Never a dull moment in companion animal practice
I am often asked ‘have you always wanted to be a vet?’ and the honest answer is that I really can’t remember when the thought first occurred! I was never a typical science student – I absolutely hated maths and physics, and loved writing and the arts. Outside of school, I was completely pony-mad and was adamant that I wanted a life working with horses. I was fortunate to attend a good secondary school, where I received the support and encouragement I needed to realise my ambition of becoming an equine vet. I had no close friends or family members working within the veterinary profession and I was the first person in my father’s family to attend university at all.
I worked hard at school to achieve high grades and spent every school holiday from the age of 15 working with animals – lambing sheep, milking dairy cows, working in kennels and on stable yards. I also had a Saturday job at my local small animal practice as a kennel assistant. Being a veterinary student and ultimately a vet is hard work – half the battle of getting into vet school is proving that you are highly motivated and enthusiastic about working with animals. Work experience will also help you to decide whether this really is the right career for you.
A veterinary medicine degree teaches students to treat animals from the three main domestic species groups – companion animals, farm animals and equids (horses, ponies and donkeys). It wasn’t until the end of my degree, when I had experienced a good amount of clinical work with each group, that I realised I was much better suited to working as a companion (small) animal vet. I enjoyed the variety of the job, which includes surgery, medicine, dentistry and imaging (ultrasonography and radiography), and I preferred being based at a practice with a supportive team of colleagues close at hand. Working with horses can be dangerous and I experienced that first hand in my final year of training. I decided to keep horses as a hobby and thankfully, given the broad nature of the course, my change of heart did not cause me any issues and I started my career as a small animal vet in 2015.
To be an effective small animal vet it is essential to hone your skills in problem solving, communication and teamwork. Having knowledge is one thing, but learning to effectively communicate that knowledge to others is the hard part. You need to cultivate a good ‘bedside manner’ and demonstrate empathy, kindness and patience towards both animals and their owners. Learning to be flexible and adapting to changing situations will also stand you in good stead for life in practice.

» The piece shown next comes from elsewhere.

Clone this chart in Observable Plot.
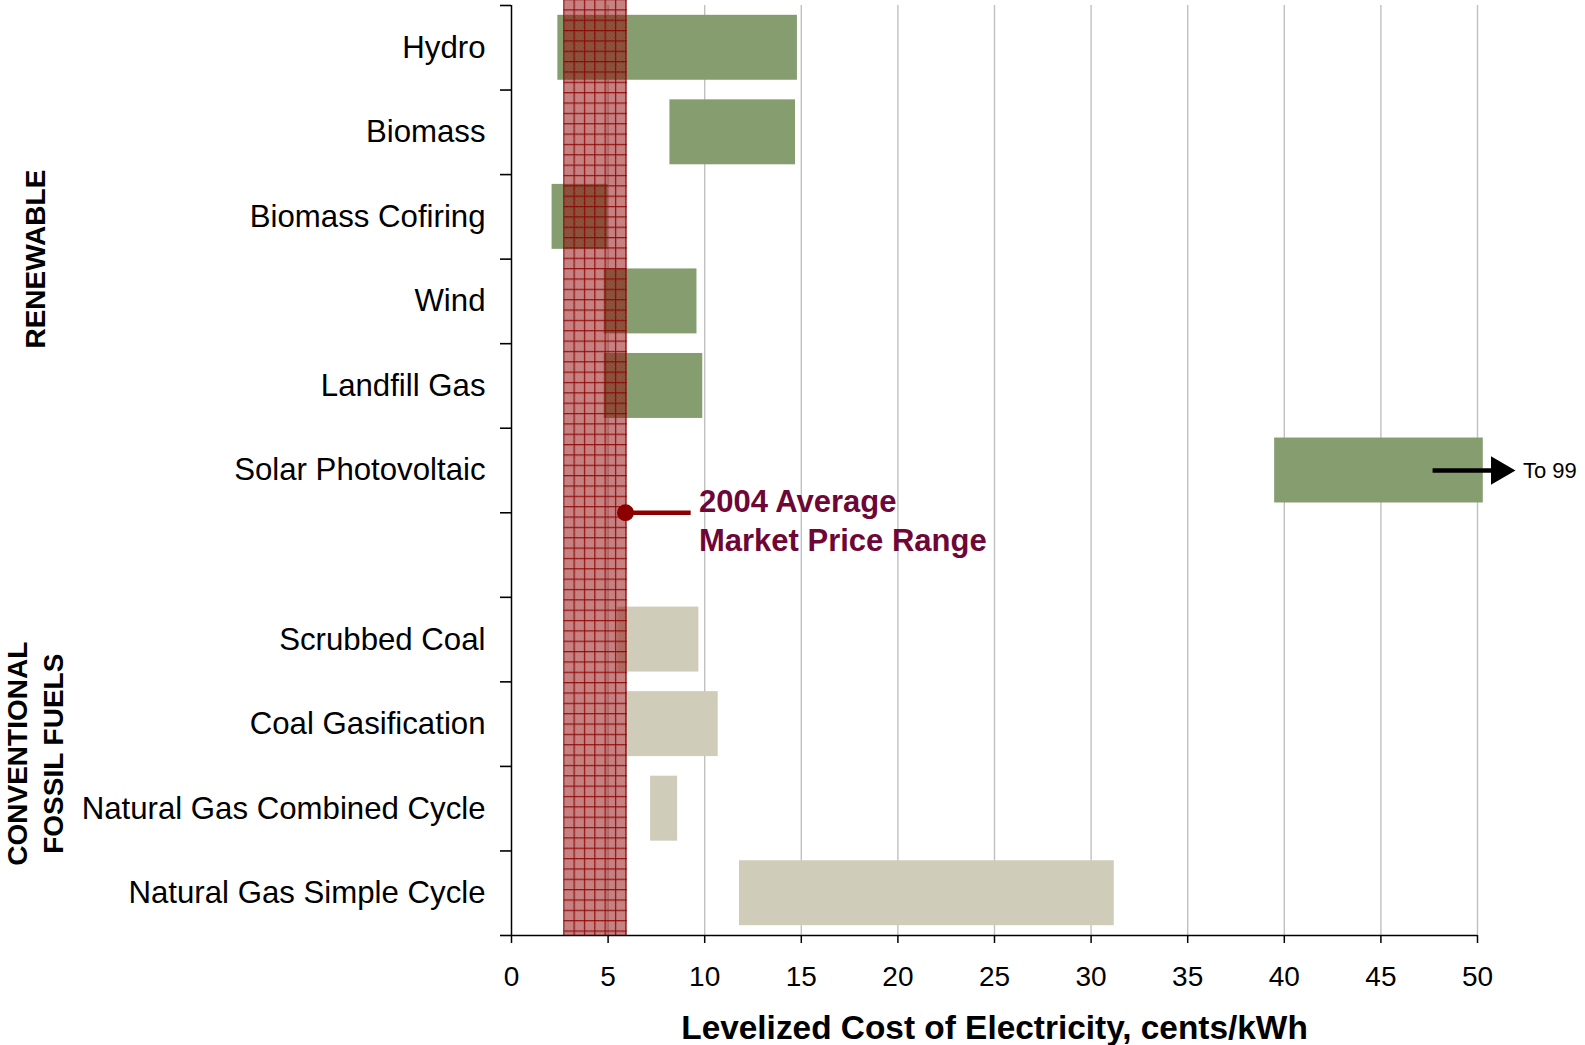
<!DOCTYPE html>
<html>
<head>
<meta charset="utf-8">
<script src="https://cdn.jsdelivr.net/npm/d3@7"></script>
<script src="https://cdn.jsdelivr.net/npm/@observablehq/plot@0.6"></script>
<style>
  html, body { margin: 0; padding: 0; background: white; }
  #chart svg { display: block; }
</style>
</head>
<body>
<div id="chart"></div>
<script>
// ---- data ----
const renewable = ["Hydro", "Biomass", "Biomass Cofiring", "Wind", "Landfill Gas", "Solar Photovoltaic"];
const renewableLow = [2.4, 8.2, 2.1, 4.8, 4.8, 39.5];
const renewableHigh = [14.8, 14.7, 5.0, 9.6, 9.9, 50.3];

const fossil = ["Scrubbed Coal", "Coal Gasification", "Natural Gas Combined Cycle", "Natural Gas Simple Cycle"];
const fossilLow = [5.5, 5.9, 7.2, 11.8];
const fossilHigh = [9.7, 10.7, 8.6, 31.2];

const groupLabels = ["RENEWABLE", "CONVENTIONAL\nFOSSIL FUELS"];

const marketLow = 2.7;
const marketHigh = 6.0;
const marketLabel = "2004 Average\nMarket Price Range";
const marketDotX = 5.9;
const marketLineEnd = 9.3;
const marketTextX = 9.7;

const solarArrowStart = 47.7;
const solarArrowEnd = 52.0;
const solarArrowLabel = "To 99";
const solarLabelX = 52.35;

const xTicks = [0, 5, 10, 15, 20, 25, 30, 35, 40, 45, 50];
const xTitle = "Levelized Cost of Electricity, cents/kWh";

// ---- build rows ----
const GREEN = "#869d70";
const BEIGE = "#cfcdb9";
const rows = [
  ...renewable.map((name, i) => ({name, lo: renewableLow[i], hi: renewableHigh[i], pos: i, fill: GREEN})),
  ...fossil.map((name, i) => ({name, lo: fossilLow[i], hi: fossilHigh[i], pos: renewable.length + 1 + i, fill: BEIGE}))
];
const nCells = renewable.length + 1 + fossil.length;
const boundaries = d3.range(nCells + 1);
const gapPos = renewable.length; // empty cell between groups

const W = 1585, H = 1045;
const mL = 511, mR = 108, mT = 5, mB = 110;
const pxPerUnit = (W - mL - mR) / 50;
const groupX = (33 - mL) / pxPerUnit; // left gutter position for the group titles
const groups = [
  {label: groupLabels[0], center: renewable.length / 2},
  {label: groupLabels[1], center: renewable.length + 1 + fossil.length / 2 - 0.15}
];
const font = "'Liberation Sans', Arial, Helvetica, sans-serif";

const plot = Plot.plot({
  width: W,
  height: H,
  marginLeft: mL,
  marginRight: mR,
  marginTop: mT,
  marginBottom: mB,
  style: {fontFamily: font, background: "white", color: "black"},
  x: {domain: [0, 50]},
  y: {domain: [0, nCells], reverse: true},
  marks: [
    // vertical gridlines
    Plot.ruleX(xTicks.filter(t => t > 0), {y1: 0, y2: nCells, stroke: "#c0c0c0", strokeWidth: 1.4}),
    // cost range bars
    Plot.rect(rows, {
      x1: "lo", x2: "hi",
      y1: d => d.pos, y2: d => d.pos + 1,
      insetTop: 9.8, insetBottom: 9.8,
      fill: d => d.fill
    }),
    // market price band (hatched)
    Plot.rect([{lo: marketLow, hi: marketHigh}], {
      x1: "lo", x2: "hi", y1: () => 0, y2: () => nCells,
      insetTop: -5, fill: "url(#mktPattern)"
    }),
    // axis lines
    Plot.ruleX([0], {y1: 0, y2: nCells, stroke: "black", strokeWidth: 1.5}),
    Plot.ruleY([nCells], {x1: 0, x2: 50, stroke: "black", strokeWidth: 1.5}),
    // category boundary ticks
    Plot.axisY({ticks: boundaries, tickSize: 11, tickFormat: () => "", strokeWidth: 1.6, stroke: "black", label: null}),
    // category labels
    Plot.text(rows, {
      y: d => d.pos + 0.5, frameAnchor: "left", text: "name",
      textAnchor: "end", dx: -26, fontSize: 31.2, fill: "black"
    }),
    // group labels
    Plot.text(groups, {
      x: () => groupX, y: "center", text: "label", rotate: -90,
      fontSize: 28, fontWeight: "bold",
      textAnchor: "middle", lineAnchor: "middle", lineHeight: 1.29, fill: "black"
    }),
    // x axis
    Plot.axisX({ticks: xTicks, tickSize: 8, tickPadding: 23, fontSize: 28, label: null, strokeWidth: 1.5, stroke: "black", tickFormat: d => String(d)}),
    Plot.text([xTitle], {
      frameAnchor: "bottom", text: d => d, dy: 80, lineAnchor: "top",
      fontSize: 33.4, fontWeight: "bold", fill: "black"
    }),
    // market price annotation
    Plot.ruleY([gapPos], {x1: marketDotX, x2: marketLineEnd, stroke: "#8b0000", strokeWidth: 4.5}),
    Plot.dot([{x: marketDotX, y: gapPos}], {x: "x", y: "y", r: 8.5, fill: "#8b0000", stroke: "none"}),
    Plot.text([{x: marketTextX, y: gapPos, t: marketLabel}], {
      x: "x", y: "y", text: "t", textAnchor: "start", lineAnchor: "top",
      dy: -29, fontSize: 31, fontWeight: "bold", lineHeight: 1.26, fill: "#6e0737"
    }),
    // solar arrow
    Plot.ruleY([renewable.length - 0.5], {x1: solarArrowStart, x2: solarArrowEnd, insetRight: 14, stroke: "black", strokeWidth: 4.5}),
    Plot.dot([{x: solarArrowEnd, y: renewable.length - 0.5}], {
      x: "x", y: "y", symbol: "triangle", rotate: 90, r: 10.5, dx: -17, fill: "black", stroke: "none"
    }),
    Plot.text([{x: solarLabelX, y: renewable.length - 0.5, t: solarArrowLabel}], {
      x: "x", y: "y", text: "t", textAnchor: "start", fontSize: 22, fill: "black"
    })
  ]
});

// hatched pattern for the market band
const ns = "http://www.w3.org/2000/svg";
const xs = plot.scale("x");
const px0 = xs.apply(marketLow);
const cell = 10.35;
const defs = document.createElementNS(ns, "defs");
const pat = document.createElementNS(ns, "pattern");
pat.setAttribute("id", "mktPattern");
pat.setAttribute("patternUnits", "userSpaceOnUse");
pat.setAttribute("x", px0);
pat.setAttribute("y", 9.3);
pat.setAttribute("width", cell);
pat.setAttribute("height", cell);
function add(tag, attrs) {
  const el = document.createElementNS(ns, tag);
  for (const k in attrs) el.setAttribute(k, attrs[k]);
  pat.appendChild(el);
}
add("rect", {x: 0, y: 0, width: cell, height: cell, fill: "#8b0000", "fill-opacity": 0.5});
for (let i = 0; i < 5; i++) {
  for (let j = 0; j < 5; j++) {
    if ((i + j) % 2 === 0) add("rect", {x: 1 + i * 2, y: 1 + j * 2, width: 1, height: 1, fill: "#ffffff", "fill-opacity": 0.12});
  }
}
add("line", {x1: 0.6, y1: 0, x2: 0.6, y2: cell, stroke: "#8b0000", "stroke-opacity": 0.85, "stroke-width": 1.3});
add("line", {x1: 0, y1: 0.6, x2: cell, y2: 0.6, stroke: "#8b0000", "stroke-opacity": 0.85, "stroke-width": 1.3});
defs.appendChild(pat);
plot.insertBefore(defs, plot.firstChild);

document.getElementById("chart").appendChild(plot);
</script>
</body>
</html>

There is a huge variety of different roles that you can enter into as a small animal vet. I am a ‘first-opinion’ or ‘general practice’ (GP) vet. It is not essential to undertake any further training beyond a veterinary medicine degree to do this job; however, many GP vets opt to do a postgraduate certificate in a particular area of interest (such as cardiology or dermatology) alongside their job in order to advance their clinical skills. Alternatively, veterinary graduates can apply for a full-time training programme, called a residency, which will ultimately enable them to become a recognised specialist in a specific discipline. Specialist vets tend to work at referral hospitals and universities.
One of the joys of being a vet is the huge variety of work we undertake day to day. In a single day, I can see many different animal species and all sorts of medical and surgical complaints. I’m contracted to work 40 hours per week, and this time is split into consulting shifts and operating shifts. Within a consulting shift, I will often see a mixture of routine appointments, such as vaccinations, and non-routine appointments to assess ill or injured animals. An operating shift can include a wide variety of procedures such as neutering, stitching up wounds, removing lumps, extracting teeth or x-raying fractured limbs. Many small animal vets are also expected to contribute to an ‘out-of-hours’ rota to provide emergency care overnight or during the weekend when the clinic is closed. Although this can be stressful and tiring, I often see my most interesting cases during these shifts!
It’s true that there is never a dull moment in small animal practice, but the flip side of that is that the days can often feel fast-paced and busy. Each 15-minute appointment presents a new problem to solve and effective time management is key. Vets are often faced with upsetting or distressing situations and being emotionally resilient is also important.